◆ What to do ◆
Exactly as written, quote every line that follows, skipping the images.
**** Dataset section
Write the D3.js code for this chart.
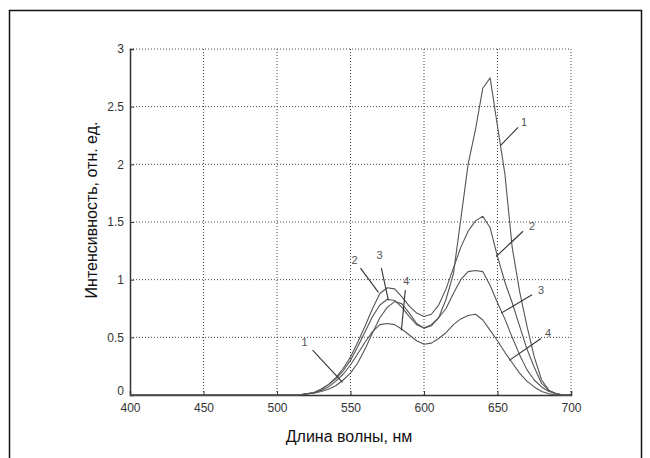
<!DOCTYPE html>
<html>
<head>
<meta charset="utf-8">
<script src="https://cdn.jsdelivr.net/npm/d3@7"></script>
<style>
  body { margin: 0; background: #fff; }
  svg { display: block; }
  .tick text { font-family: "Liberation Sans", Arial, sans-serif; font-size: 12px; fill: #333; }
  .axis-label { font-family: "Liberation Sans Narrow", "Liberation Sans", sans-serif; font-size: 16px; fill: #111; }
  .curve-label { font-family: "Liberation Sans Narrow", "Liberation Sans", sans-serif; font-size: 11px; fill: #555; }
</style>
</head>
<body>
<svg id="chart" width="650" height="458"></svg>
<script>
const wavelengths = [400, 510, 515, 520, 525, 530, 535, 540, 545, 550, 555, 560, 565, 570, 575,
  580, 585, 590, 595, 600, 605, 610, 615, 620, 625, 630, 635, 640, 645, 650, 655, 660, 665,
  670, 675, 680, 685, 690, 695, 700];

const curve1 = [0, 0, 0, 0.01, 0.015, 0.03, 0.05, 0.08, 0.13, 0.19, 0.28, 0.40, 0.54, 0.67, 0.76,
  0.81, 0.79, 0.71, 0.62, 0.58, 0.60, 0.67, 0.83, 1.05, 1.52, 2.0, 2.3, 2.66, 2.75, 2.33, 1.92, 1.28, 0.9,
  0.6, 0.33, 0.13, 0.04, 0.01, 0, 0];
const curve2 = [0, 0, 0, 0.01, 0.02, 0.05, 0.09, 0.15, 0.23, 0.33, 0.46, 0.60, 0.75, 0.88, 0.93,
  0.92, 0.85, 0.77, 0.71, 0.68, 0.70, 0.78, 0.92, 1.10, 1.28, 1.42, 1.51, 1.55, 1.45, 1.20, 0.98, 0.80, 0.60,
  0.40, 0.24, 0.10, 0.04, 0.01, 0, 0];
const curve3 = [0, 0, 0, 0.01, 0.02, 0.05, 0.09, 0.14, 0.21, 0.30, 0.42, 0.55, 0.68, 0.78, 0.83,
  0.82, 0.76, 0.68, 0.61, 0.58, 0.61, 0.67, 0.75, 0.88, 1.00, 1.07, 1.08, 1.07, 0.95, 0.80, 0.66, 0.50, 0.35,
  0.22, 0.13, 0.07, 0.03, 0.01, 0, 0];
const curve4 = [0, 0, 0, 0.01, 0.02, 0.04, 0.07, 0.12, 0.18, 0.26, 0.36, 0.46, 0.55, 0.61, 0.62,
  0.61, 0.57, 0.52, 0.47, 0.44, 0.45, 0.49, 0.54, 0.61, 0.66, 0.69, 0.70, 0.65, 0.56, 0.47, 0.37, 0.28, 0.19,
  0.12, 0.07, 0.03, 0.01, 0, 0, 0];

const xTicks = [400, 450, 500, 550, 600, 650, 700];
const yTicks = [0, 0.5, 1, 1.5, 2, 2.5, 3];

// leader lines: from the curve point to near the number
const labels = [
  { text: "1", x1: 651.8, y1: 2.16, x2: 664, y2: 2.32, tx: 668, ty: 2.37 },
  { text: "2", x1: 649, y1: 1.20, x2: 667.4, y2: 1.42, tx: 673.5, ty: 1.46 },
  { text: "3", x1: 652.5, y1: 0.71, x2: 673.5, y2: 0.87, tx: 679.6, ty: 0.91 },
  { text: "4", x1: 658, y1: 0.30, x2: 679.6, y2: 0.49, tx: 684.4, ty: 0.54 },
  { text: "2", x1: 569, y1: 0.89, x2: 556.8, y2: 1.10, tx: 552.7, ty: 1.17 },
  { text: "3", x1: 575.8, y1: 0.82, x2: 571, y2: 1.10, tx: 569.7, ty: 1.21 },
  { text: "4", x1: 584.6, y1: 0.56, x2: 587.3, y2: 0.91, tx: 588, ty: 0.99 },
  { text: "1", x1: 544.6, y1: 0.11, x2: 524.2, y2: 0.39, tx: 518.8, ty: 0.46 }
];

const svg = d3.select("#chart");
const margin = { left: 130, top: 49, right: 650 - 571, bottom: 458 - 395 };
const width = 650 - margin.left - margin.right;
const height = 458 - margin.top - margin.bottom;

// outer frame (bottom runs off the picture)
svg.append("path")
  .attr("d", "M9.5,470 V10.5 H641.5 V470")
  .attr("fill", "none")
  .attr("stroke", "#111")
  .attr("stroke-width", 1.5);

const x = d3.scaleLinear().domain([400, 700]).range([0, width]);
const y = d3.scaleLinear().domain([0, 3]).range([height, 0]);

const g = svg.append("g").attr("transform", `translate(${margin.left},${margin.top})`);

// dotted grid
g.append("g").selectAll("line")
  .data(xTicks.slice(1))
  .enter().append("line")
  .attr("x1", d => x(d)).attr("x2", d => x(d))
  .attr("y1", 0).attr("y2", height)
  .attr("stroke", "#444").attr("stroke-dasharray", "1,2");

g.append("g").selectAll("line")
  .data(yTicks.slice(1))
  .enter().append("line")
  .attr("x1", 0).attr("x2", width)
  .attr("y1", d => y(d)).attr("y2", d => y(d))
  .attr("stroke", "#444").attr("stroke-dasharray", "1,2");

// axes
const xAxis = g.append("g")
  .attr("transform", `translate(0,${height})`)
  .call(d3.axisBottom(x).tickValues(xTicks).tickSize(-4).tickPadding(8).tickFormat(d3.format("d")));
const yAxis = g.append("g")
  .call(d3.axisLeft(y).tickValues(yTicks).tickSize(-4).tickPadding(6).tickFormat(d => d));

[xAxis, yAxis].forEach(a => {
  a.select(".domain").attr("stroke", "#333").attr("stroke-width", 1.5);
  a.selectAll(".tick line").attr("stroke", "#333");
});
yAxis.selectAll(".tick text").filter(d => d === 0).attr("dy", "-0.05em");

// curves
const line = d3.line()
  .x(d => x(d[0]))
  .y(d => y(d[1]));

[curve1, curve2, curve3, curve4].forEach(vals => {
  g.append("path")
    .datum(wavelengths.map((w, i) => [w, vals[i]]))
    .attr("fill", "none")
    .attr("stroke", "#555")
    .attr("stroke-width", 1.1)
    .attr("stroke-linejoin", "round")
    .attr("d", line);
});

// curve numbers with leader lines
labels.forEach(l => {
  g.append("line")
    .attr("x1", x(l.x1)).attr("y1", y(l.y1))
    .attr("x2", x(l.x2)).attr("y2", y(l.y2))
    .attr("stroke", "#333").attr("stroke-width", 1.1);
  g.append("text")
    .attr("class", "curve-label")
    .attr("x", x(l.tx)).attr("y", y(l.ty))
    .attr("text-anchor", "middle")
    .attr("dy", "0.35em")
    .text(l.text);
});

// axis titles
svg.append("text")
  .attr("class", "axis-label")
  .attr("x", 349).attr("y", 442)
  .attr("text-anchor", "middle")
  .text("Длина волны, нм");

svg.append("text")
  .attr("class", "axis-label")
  .attr("transform", "translate(97,210) rotate(-90)")
  .attr("text-anchor", "middle")
  .text("Интенсивность, отн. ед.");
</script>
</body>
</html>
********
◆ Right answer ◆
Write the D3.js code for this chart.
<!DOCTYPE html>
<html>
<head>
<meta charset="utf-8">
<script src="https://cdn.jsdelivr.net/npm/d3@7"></script>
<style>
  body { margin: 0; background: #fff; }
  svg { display: block; }
  .tick text { font-family: "Liberation Sans", Arial, sans-serif; font-size: 12px; fill: #333; }
  .axis-label { font-family: "Liberation Sans Narrow", "Liberation Sans", sans-serif; font-size: 16px; fill: #111; }
  .curve-label { font-family: "Liberation Sans Narrow", "Liberation Sans", sans-serif; font-size: 11px; fill: #555; }
</style>
</head>
<body>
<svg id="chart" width="650" height="458"></svg>
<script>
const wavelengths = [400, 510, 515, 520, 525, 530, 535, 540, 545, 550, 555, 560, 565, 570, 575,
  580, 585, 590, 595, 600, 605, 610, 615, 620, 625, 630, 635, 640, 645, 650, 655, 660, 665,
  670, 675, 680, 685, 690, 695, 700];

const curve1 = [0, 0, 0, 0.01, 0.015, 0.03, 0.05, 0.08, 0.13, 0.19, 0.28, 0.40, 0.54, 0.67, 0.76,
  0.81, 0.79, 0.71, 0.62, 0.58, 0.60, 0.67, 0.83, 1.05, 1.52, 2.0, 2.3, 2.66, 2.75, 2.33, 1.92, 1.28, 0.9,
  0.6, 0.33, 0.13, 0.04, 0.01, 0, 0];
const curve2 = [0, 0, 0, 0.01, 0.02, 0.05, 0.09, 0.15, 0.23, 0.33, 0.46, 0.60, 0.75, 0.88, 0.93,
  0.92, 0.85, 0.77, 0.71, 0.68, 0.70, 0.78, 0.92, 1.10, 1.28, 1.42, 1.51, 1.55, 1.45, 1.20, 0.98, 0.80, 0.60,
  0.40, 0.24, 0.10, 0.04, 0.01, 0, 0];
const curve3 = [0, 0, 0, 0.01, 0.02, 0.05, 0.09, 0.14, 0.21, 0.30, 0.42, 0.55, 0.68, 0.78, 0.83,
  0.82, 0.76, 0.68, 0.61, 0.58, 0.61, 0.67, 0.75, 0.88, 1.00, 1.07, 1.08, 1.07, 0.95, 0.80, 0.66, 0.50, 0.35,
  0.22, 0.13, 0.07, 0.03, 0.01, 0, 0];
const curve4 = [0, 0, 0, 0.01, 0.02, 0.04, 0.07, 0.12, 0.18, 0.26, 0.36, 0.46, 0.55, 0.61, 0.62,
  0.61, 0.57, 0.52, 0.47, 0.44, 0.45, 0.49, 0.54, 0.61, 0.66, 0.69, 0.70, 0.65, 0.56, 0.47, 0.37, 0.28, 0.19,
  0.12, 0.07, 0.03, 0.01, 0, 0, 0];

const xTicks = [400, 450, 500, 550, 600, 650, 700];
const yTicks = [0, 0.5, 1, 1.5, 2, 2.5, 3];

// leader lines: from the curve point to near the number
const labels = [
  { text: "1", x1: 651.8, y1: 2.16, x2: 664, y2: 2.32, tx: 668, ty: 2.37 },
  { text: "2", x1: 649, y1: 1.20, x2: 667.4, y2: 1.42, tx: 673.5, ty: 1.46 },
  { text: "3", x1: 652.5, y1: 0.71, x2: 673.5, y2: 0.87, tx: 679.6, ty: 0.91 },
  { text: "4", x1: 658, y1: 0.30, x2: 679.6, y2: 0.49, tx: 684.4, ty: 0.54 },
  { text: "2", x1: 569, y1: 0.89, x2: 556.8, y2: 1.10, tx: 552.7, ty: 1.17 },
  { text: "3", x1: 575.8, y1: 0.82, x2: 571, y2: 1.10, tx: 569.7, ty: 1.21 },
  { text: "4", x1: 584.6, y1: 0.56, x2: 587.3, y2: 0.91, tx: 588, ty: 0.99 },
  { text: "1", x1: 544.6, y1: 0.11, x2: 524.2, y2: 0.39, tx: 518.8, ty: 0.46 }
];

const svg = d3.select("#chart");
const margin = { left: 130, top: 49, right: 650 - 571, bottom: 458 - 395 };
const width = 650 - margin.left - margin.right;
const height = 458 - margin.top - margin.bottom;

// outer frame (bottom runs off the picture)
svg.append("path")
  .attr("d", "M9.5,470 V10.5 H641.5 V470")
  .attr("fill", "none")
  .attr("stroke", "#111")
  .attr("stroke-width", 1.5);

const x = d3.scaleLinear().domain([400, 700]).range([0, width]);
const y = d3.scaleLinear().domain([0, 3]).range([height, 0]);

const g = svg.append("g").attr("transform", `translate(${margin.left},${margin.top})`);

// dotted grid
g.append("g").selectAll("line")
  .data(xTicks.slice(1))
  .enter().append("line")
  .attr("x1", d => x(d)).attr("x2", d => x(d))
  .attr("y1", 0).attr("y2", height)
  .attr("stroke", "#444").attr("stroke-dasharray", "1,2");

g.append("g").selectAll("line")
  .data(yTicks.slice(1))
  .enter().append("line")
  .attr("x1", 0).attr("x2", width)
  .attr("y1", d => y(d)).attr("y2", d => y(d))
  .attr("stroke", "#444").attr("stroke-dasharray", "1,2");

// axes
const xAxis = g.append("g")
  .attr("transform", `translate(0,${height})`)
  .call(d3.axisBottom(x).tickValues(xTicks).tickSize(-4).tickPadding(8).tickFormat(d3.format("d")));
const yAxis = g.append("g")
  .call(d3.axisLeft(y).tickValues(yTicks).tickSize(-4).tickPadding(6).tickFormat(d => d));

[xAxis, yAxis].forEach(a => {
  a.select(".domain").attr("stroke", "#333").attr("stroke-width", 1.5);
  a.selectAll(".tick line").attr("stroke", "#333");
});
yAxis.selectAll(".tick text").filter(d => d === 0).attr("dy", "-0.05em");

// curves
const line = d3.line()
  .x(d => x(d[0]))
  .y(d => y(d[1]));

[curve1, curve2, curve3, curve4].forEach(vals => {
  g.append("path")
    .datum(wavelengths.map((w, i) => [w, vals[i]]))
    .attr("fill", "none")
    .attr("stroke", "#555")
    .attr("stroke-width", 1.1)
    .attr("stroke-linejoin", "round")
    .attr("d", line);
});

// curve numbers with leader lines
labels.forEach(l => {
  g.append("line")
    .attr("x1", x(l.x1)).attr("y1", y(l.y1))
    .attr("x2", x(l.x2)).attr("y2", y(l.y2))
    .attr("stroke", "#333").attr("stroke-width", 1.1);
  g.append("text")
    .attr("class", "curve-label")
    .attr("x", x(l.tx)).attr("y", y(l.ty))
    .attr("text-anchor", "middle")
    .attr("dy", "0.35em")
    .text(l.text);
});

// axis titles
svg.append("text")
  .attr("class", "axis-label")
  .attr("x", 349).attr("y", 442)
  .attr("text-anchor", "middle")
  .text("Длина волны, нм");

svg.append("text")
  .attr("class", "axis-label")
  .attr("transform", "translate(97,210) rotate(-90)")
  .attr("text-anchor", "middle")
  .text("Интенсивность, отн. ед.");
</script>
</body>
</html>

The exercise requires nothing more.